Room to Fly is a unique journal—or ongoing memoir—by a woman who traces the elusive contours of cultural perceptions East and West, welcoming us into the intimate geography of individual lives. The book takes its shape and direction from a tenet of Japanese Sumi painting: If you depict a bird, give it space to fly. Padma Hejmadi explores the human spaces surrounding language, landscape, literacy and illiteracy, music, dance, legend, the cadence of ancient craft, and the ceaselessly unfolding layers of family relationships. Part autobiography, part lively meditation, Room to Fly represents a new genre with an old diction. Hejmadi's spare, luminous prose combines lyricism with humor and intellectual rigor, drawing us from Bombay to the Bahamas, from Japan to New England, the Greek Isles to New Mexico.

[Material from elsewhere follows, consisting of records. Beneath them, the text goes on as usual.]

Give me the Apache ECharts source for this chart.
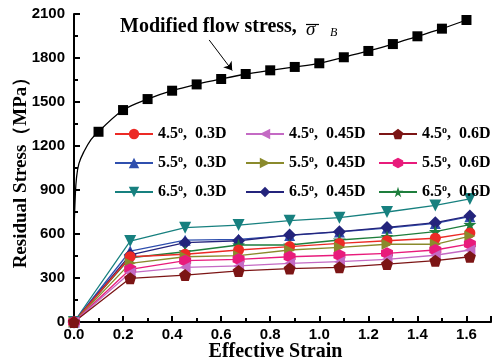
<!DOCTYPE html>
<html>
<head>
<meta charset="utf-8">
<script src="https://cdn.jsdelivr.net/npm/echarts@6/dist/echarts.min.js"></script>
<style>
  html, body { margin: 0; padding: 0; background: #fff; }
  #chart { width: 492px; height: 361px; }
</style>
</head>
<body>
<div id="chart"></div>
<script>
// strain positions of the residual stress points
var strains = [0, 0.229, 0.453, 0.671, 0.879, 1.082, 1.276, 1.473, 1.614];

// residual stress (MPa)
var r45_03  = [0, 445, 462, 491, 514, 536, 554, 571, 607];
var r45_045 = [0, 336, 373, 382, 400, 411, 427, 455, 491];
var r45_06  = [0, 298, 320, 348, 364, 373, 395, 418, 445];
var r55_03  = [0, 484, 558, 564, 590, 614, 640, 672, 718];
var r55_045 = [0, 400, 445, 452, 491, 509, 530, 530, 586];
var r55_06  = [0, 359, 418, 427, 445, 455, 468, 491, 532];
var r65_03  = [0, 552, 643, 661, 691, 711, 750, 795, 839];
var r65_045 = [0, 457, 541, 554, 593, 616, 645, 677, 723];
var r65_06  = [0, 438, 479, 525, 525, 559, 582, 616, 664];

// modified flow stress curve
var flowStrain = [0.1, 0.2, 0.3, 0.4, 0.5, 0.6, 0.7, 0.8, 0.9, 1.0, 1.1, 1.2, 1.3, 1.4, 1.5, 1.6];
var flowStress = [1297, 1445, 1520, 1577, 1620, 1657, 1691, 1716, 1739, 1764, 1805, 1848, 1895, 1948, 2000, 2059];
// steep start of the curve (no markers)
var flowStartStrain = [0, 0.005, 0.01, 0.02, 0.04, 0.07, 0.1];
var flowStartStress = [620, 850, 980, 1080, 1160, 1245, 1297];

var xTicks = [0, 0.2, 0.4, 0.6, 0.8, 1.0, 1.2, 1.4, 1.6];
var yTicks = [0, 300, 600, 900, 1200, 1500, 1800, 2100];

function pairs(xs, ys) {
  return xs.map(function (x, i) { return [x, ys[i]]; });
}

var shapes = {
  left: 'path://M0,5 L10,0 L10,10 Z',
  right: 'path://M10,5 L0,0 L0,10 Z',
  down: 'path://M0,0 L10,0 L5,9 Z',
  pentagon: 'path://M5,0 L10,3.8 L8.1,10 L1.9,10 L0,3.8 Z',
  hexagon: 'path://M5,0 L9.3,2.5 L9.3,7.5 L5,10 L0.7,7.5 L0.7,2.5 Z',
  star: 'path://M5,0 L6.2,3.6 L10,3.6 L6.9,5.9 L8.1,9.5 L5,7.3 L1.9,9.5 L3.1,5.9 L0,3.6 L3.8,3.6 Z'
};

function stressSeries(name, values, color, symbol, size) {
  return {
    name: name,
    type: 'line',
    data: pairs(strains, values),
    symbol: symbol,
    symbolSize: size || 11,
    showAllSymbol: true,
    lineStyle: { color: color, width: 1.3 },
    itemStyle: { color: color },
    z: 3
  };
}

var serif = '"Liberation Serif", "Times New Roman", serif';
var sans = '"Liberation Sans", Arial, sans-serif';

function legendCol(left, names) {
  return {
    orient: 'vertical',
    left: left,
    top: 120,
    itemGap: 12,
    itemWidth: 38,
    itemHeight: 13,
    data: names,
    formatter: function (n) { return n.replace('°', '{s|o}'); },
    textStyle: {
      fontFamily: serif, fontWeight: 'bold', fontSize: 16, color: '#000', lineHeight: 14,
      rich: { s: { fontFamily: serif, fontWeight: 'bold', fontSize: 10, padding: [0, 0, 8, 0] } }
    }
  };
}

var chart = echarts.init(document.getElementById('chart'));
chart.setOption({
  animation: false,
  grid: { left: 74, right: 1, top: 14, bottom: 39, containLabel: false, outerBoundsMode: 'none' },
  legend: [
    legendCol(109, ['4.5°,  0.3D', '5.5°,  0.3D', '6.5°,  0.3D']),
    legendCol(240, ['4.5°,  0.45D', '5.5°,  0.45D', '6.5°,  0.45D']),
    legendCol(373, ['4.5°,  0.6D', '5.5°,  0.6D', '6.5°,  0.6D'])
  ],
  xAxis: {
    type: 'value',
    min: 0,
    max: 1.7,
    interval: 0.2,
    name: 'Effective Strain',
    nameLocation: 'middle',
    nameGap: 22,
    nameMoveOverlap: false,
    nameTextStyle: { fontFamily: serif, fontWeight: 'bold', fontSize: 20, lineHeight: 16, color: '#000', padding: [0, 14, 0, 0] },
    axisLine: { onZero: false, lineStyle: { color: '#000', width: 2 } },
    axisTick: { inside: true, length: 6, lineStyle: { color: '#000', width: 2 } },
    minorTick: { show: true, splitNumber: 2, length: 4, lineStyle: { color: '#000', width: 2 } },
    splitLine: { show: false },
    axisLabel: {
      margin: 5, showMaxLabel: false,
      fontFamily: sans, fontWeight: 'bold', fontSize: 15, color: '#000',
      formatter: function (v) { return xTicks.indexOf(Math.round(v * 10) / 10) >= 0 ? v.toFixed(1) : ''; }
    }
  },
  yAxis: {
    type: 'value',
    min: 0,
    max: 2100,
    interval: 300,
    name: 'Residual Stress（MPa）',
    nameLocation: 'middle',
    nameGap: 43,
    nameMoveOverlap: false,
    nameTextStyle: { fontFamily: serif, fontWeight: 'bold', fontSize: 19, color: '#000' },
    axisLine: { show: true, lineStyle: { color: '#000', width: 2 } },
    axisTick: { inside: true, length: 6, lineStyle: { color: '#000', width: 2 } },
    minorTick: { show: true, splitNumber: 2, length: 4, lineStyle: { color: '#000', width: 2 } },
    splitLine: { show: false },
    axisLabel: {
      margin: 9,
      fontFamily: sans, fontWeight: 'bold', fontSize: 15, color: '#000',
      formatter: function (v) { return yTicks.indexOf(v) >= 0 ? String(v) : ''; }
    }
  },
  graphic: [
    { type: 'text', left: 120, top: 17, style: { text: 'Modified flow stress,', fontFamily: serif, fontWeight: 'bold', fontSize: 20, fill: '#000' } },
    { type: 'text', left: 306, top: 20, style: { text: 'σ', fontFamily: serif, fontStyle: 'italic', fontSize: 19, fill: '#000' } },
    { type: 'line', shape: { x1: 306, y1: 24.5, x2: 319, y2: 24.5 }, style: { stroke: '#000', lineWidth: 1.2 } },
    { type: 'text', left: 330, top: 27, style: { text: 'B', fontFamily: serif, fontStyle: 'italic', fontSize: 12, fill: '#000' } }
  ],
  series: [
    {
      name: 'flowStart',
      type: 'line',
      data: pairs(flowStartStrain, flowStartStress),
      smooth: 0.4,
      symbol: 'none',
      lineStyle: { color: '#000', width: 1.3 },
      z: 2
    },
    {
      name: 'flow',
      type: 'line',
      data: pairs(flowStrain, flowStress),
      smooth: 0.3,
      symbol: 'rect',
      symbolSize: 10,
      lineStyle: { color: '#000', width: 1.3 },
      itemStyle: { color: '#000' },
      z: 2,
      markLine: {
        silent: true,
        symbol: ['none', 'arrow'],
        symbolSize: 8,
        label: { show: false },
        lineStyle: { color: '#000', type: 'solid', width: 1 },
        data: [[{ coord: [0.551, 1923] }, { coord: [0.645, 1715] }]]
      }
    },
    stressSeries('6.5°,  0.3D', r65_03, '#17807f', shapes.down, 12),
    stressSeries('5.5°,  0.3D', r55_03, '#2f4fae', 'triangle', 11),
    stressSeries('6.5°,  0.45D', r65_045, '#24247c', 'diamond', 13),
    stressSeries('6.5°,  0.6D', r65_06, '#1e7e3c', shapes.star, 13),
    stressSeries('4.5°,  0.3D', r45_03, '#ec2a25', 'circle', 11),
    stressSeries('5.5°,  0.45D', r55_045, '#8a8a2c', shapes.right, 11),
    stressSeries('5.5°,  0.6D', r55_06, '#e81b7b', shapes.hexagon, 12),
    stressSeries('4.5°,  0.45D', r45_045, '#c46ac4', shapes.left, 11),
    stressSeries('4.5°,  0.6D', r45_06, '#7c1515', shapes.pentagon, 12)
  ]
});
</script>
</body>
</html>
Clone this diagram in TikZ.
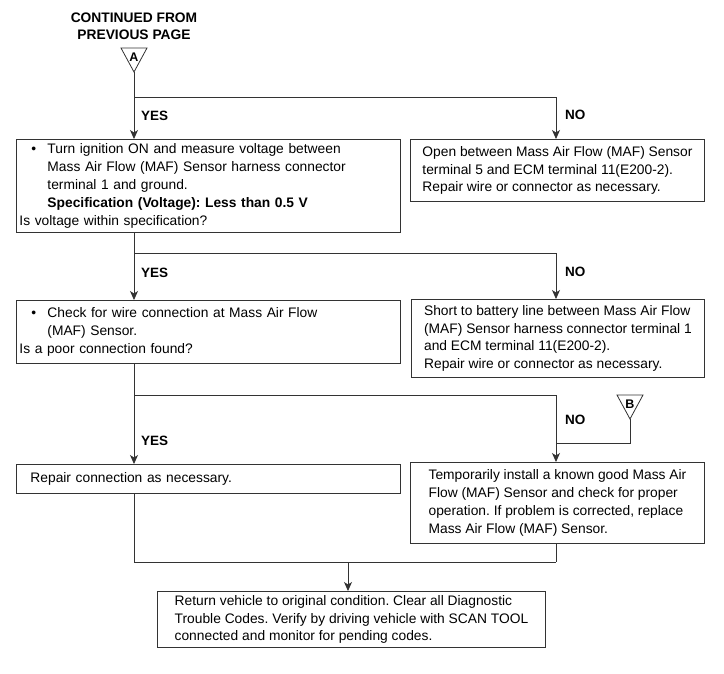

Room to Fly is a unique journal—or ongoing memoir—by a woman who traces the elusive contours of cultural perceptions East and West, welcoming us into the intimate geography of individual lives. The book takes its shape and direction from a tenet of

About the Author

Padma Hejmadi (who has also written under the name Padma Perera) is the author of "Birthday Deathday" and Other Stories (1985 and 1992); "Dr. Salaam" and Other Stories of India (1978); and Coigns of Vantage (1975). Her work has been anthologized in Mirrorwork: Fifty Years of Indian Writing, 1947-1997 (1997), edited by Salman Rushdie and Elizabeth West. Her shorter work has been published in the New Yorker and other publications. She has also held solo exhibitions of photography and visual art, with her work on the cover of this and other books.

Reviews

"Room to Fly is a feast of great richness and variety, filled with exquisitely nuanced descriptions of places that have shaped the spiritual growth of the author. She brings to the most fleeting encounters her memories, her reflections, and her deep knowledge of Indian history, all woven with consummate skill on the loom of her own life."—Nancy Willard, author of The Mountains of Quilt

"Room to Fly is unique in both form and content. I know of nothing else with which it might be meaningfully compared. This book is a treasure . . . structured with unobtrusive care to record the liberating moments of space."—Hazel Barnes, author of The Story I Tell Myself

"What makes Room to Fly so unusual is its rendering of memory and of the creative process itself. This book is at once a series of prose poems, a philosophy of aesthetics, and an exploration of cultures, written with such vivid immediacy and a language so beautifully crafted that we keep wanting to return to it again and again for the sheer pleasure of its music."—Marguerite Guzman Bouvard, author of Revolutionizing Motherhood

"This book is a gift of joy—a bright tapestry of perception and meditation, woven from threads of nature and art and friendship. Padma Hejmadi's experience of many years, in many lands and languages, is framed by a rich awareness of human possibility—of what it is to be fully alive in the senses, the mind, the heart, and the imagination."—Aileen Ward, author of John Keats

"Brilliant at catching the transitions between understanding and incomprehension, laughter and loss; at capturing transformations where personal experience opens up the world."—from M. Kay Flavell, author of "George Grosz: A Biography." Professor of Critical Theory, art critic, and Director the The Pacific Bridges Project.